Cox's laches arguments are unconvincing, given the court's reasoning that contract reformation pursuant to the very specific savings provision of the SPA's non-competition agreement was appropriate. Cox agreed to the SPA and was on clear notice from the start that the non-competition provisions could be narrowed by a court. Further, even if the court were to accept the notion that Roadrunner in some way delayed in requesting reformation, Cox has failed to establish that he has been prejudiced by any such a delay. In a declaration Cox has stated that he
(Doc. No. 202-2 at 3-4, ¶ 12.) Cox is equivocal at best in this declaration. His after-the-fact attempt to explain what he would have done under certain circumstances fails to persuade the court that he was prejudiced by Roadrunner's actions.
Finally, Cox argues that even if Roadrunner could demonstrate fraud or a reformable mistake, reformation of the non-competition clause is inappropriate because it prejudices the rights acquired by T.G.S. (Doc. No. 202-1 at 23-25.)

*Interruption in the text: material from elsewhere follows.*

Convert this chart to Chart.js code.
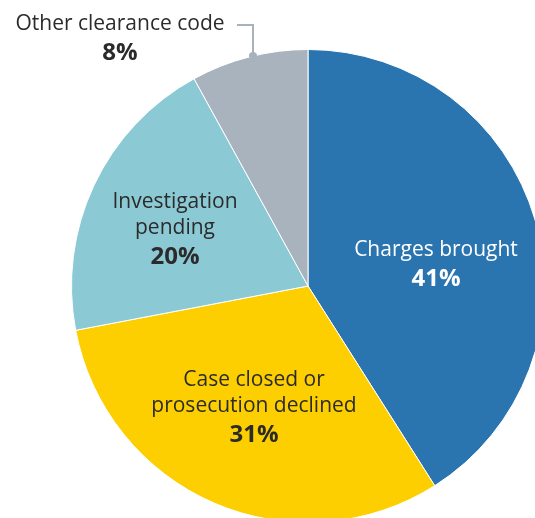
<!DOCTYPE html>
<html>
<head>
<meta charset="utf-8">
<script src="https://cdn.jsdelivr.net/npm/chart.js@4"></script>
<style>
    html, body { margin: 0; padding: 0; background: #fff; overflow: hidden; }
    body { width: 535px; height: 518px; position: relative; font-family: "Open Sans", sans-serif; }
    #pie-wrap { position: absolute; left: 71px; top: 49px; width: 474px; height: 474px; }
    .lbl { position: absolute; text-align: center; transform: translateX(-50%); white-space: nowrap; line-height: 26px; font-size: 21px; color: #2b2b2b; }
    .lbl b { font-size: 24px; font-weight: 700; display: block; line-height: 31px; }
    .white { color: #fff; }
    .leader { position: absolute; background: #a8b2bc; }
</style>
</head>
<body>
<div id="pie-wrap"><canvas id="pie-chart"></canvas></div>
<div id="labels"></div>
<div class="leader" style="left:237px; top:24px; width:17px; height:2px;"></div>
<div class="leader" style="left:252px; top:24px; width:2px; height:31px;"></div>
<div class="leader" style="left:249px; top:52px; width:8px; height:5px; border-radius:4px 4px 0 0;"></div>
<script>
// slices, clockwise from 12 o'clock
const categories = ["Charges brought", "Case closed or prosecution declined", "Investigation pending", "Other clearance code"];
const shares = [41, 31, 20, 8];
const sliceColors = ["#2a74b0", "#fdcf00", "#8bcad5", "#a9b3bd"];

// label lines as shown on the chart
const labelLines = [["Charges brought"], ["Case closed or", "prosecution declined"], ["Investigation", "pending"], ["Other clearance code"]];
// label anchor (centre x, top y) and text colour
const labelSpots = [[436, 235, "white"], [254, 365, ""], [175, 187, ""], [120, 9, ""]];

new Chart(document.getElementById("pie-chart").getContext("2d"), {
    type: "pie",
    data: {
        labels: categories,
        datasets: [{
            data: shares,
            backgroundColor: sliceColors,
            borderColor: "#ffffff",
            borderWidth: 1
        }]
    },
    options: {
        responsive: true,
        maintainAspectRatio: false,
        animation: false,
        layout: { padding: 0 },
        plugins: {
            legend: { display: false },
            tooltip: { enabled: false }
        }
    }
});

const labelsBox = document.getElementById("labels");
categories.forEach((cat, i) => {
    let div = document.createElement("div");
    div.className = "lbl " + labelSpots[i][2];
    div.style.left = labelSpots[i][0] + "px";
    div.style.top = labelSpots[i][1] + "px";
    div.innerHTML = labelLines[i].join("<br>") + "<b>" + shares[i] + "%</b>";
    labelsBox.appendChild(div);
});
</script>
</body>
</html>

Cox's argument is based on the conclusion that T.G.S. acquired an interest in invalidating the non-competition agreement for value when the company hired Cox following his termination from Roadrunner. See Cal. Civil Code § 3399 (reformation is permitted "so far as it can be done without prejudice to rights acquired by third persons, in good faith and for value."); Lin v. Coronado, 232 Cal.App.4th 696, 705 (finding that the plaintiff could not avail herself of reformation because a third party would be prejudiced). Even if the court were not skeptical of this creative theory, Cox has failed to submit any evidence in support of an argument that T.G.S. relied on future invalidation of the non-competition provision when they hired Cox. Absent such evidence, the court will not reconsider its prior order based on this argument.
Accordingly, Cox's motion for reconsideration (Doc. No. 202) of the court's March 27, 2019 order is denied.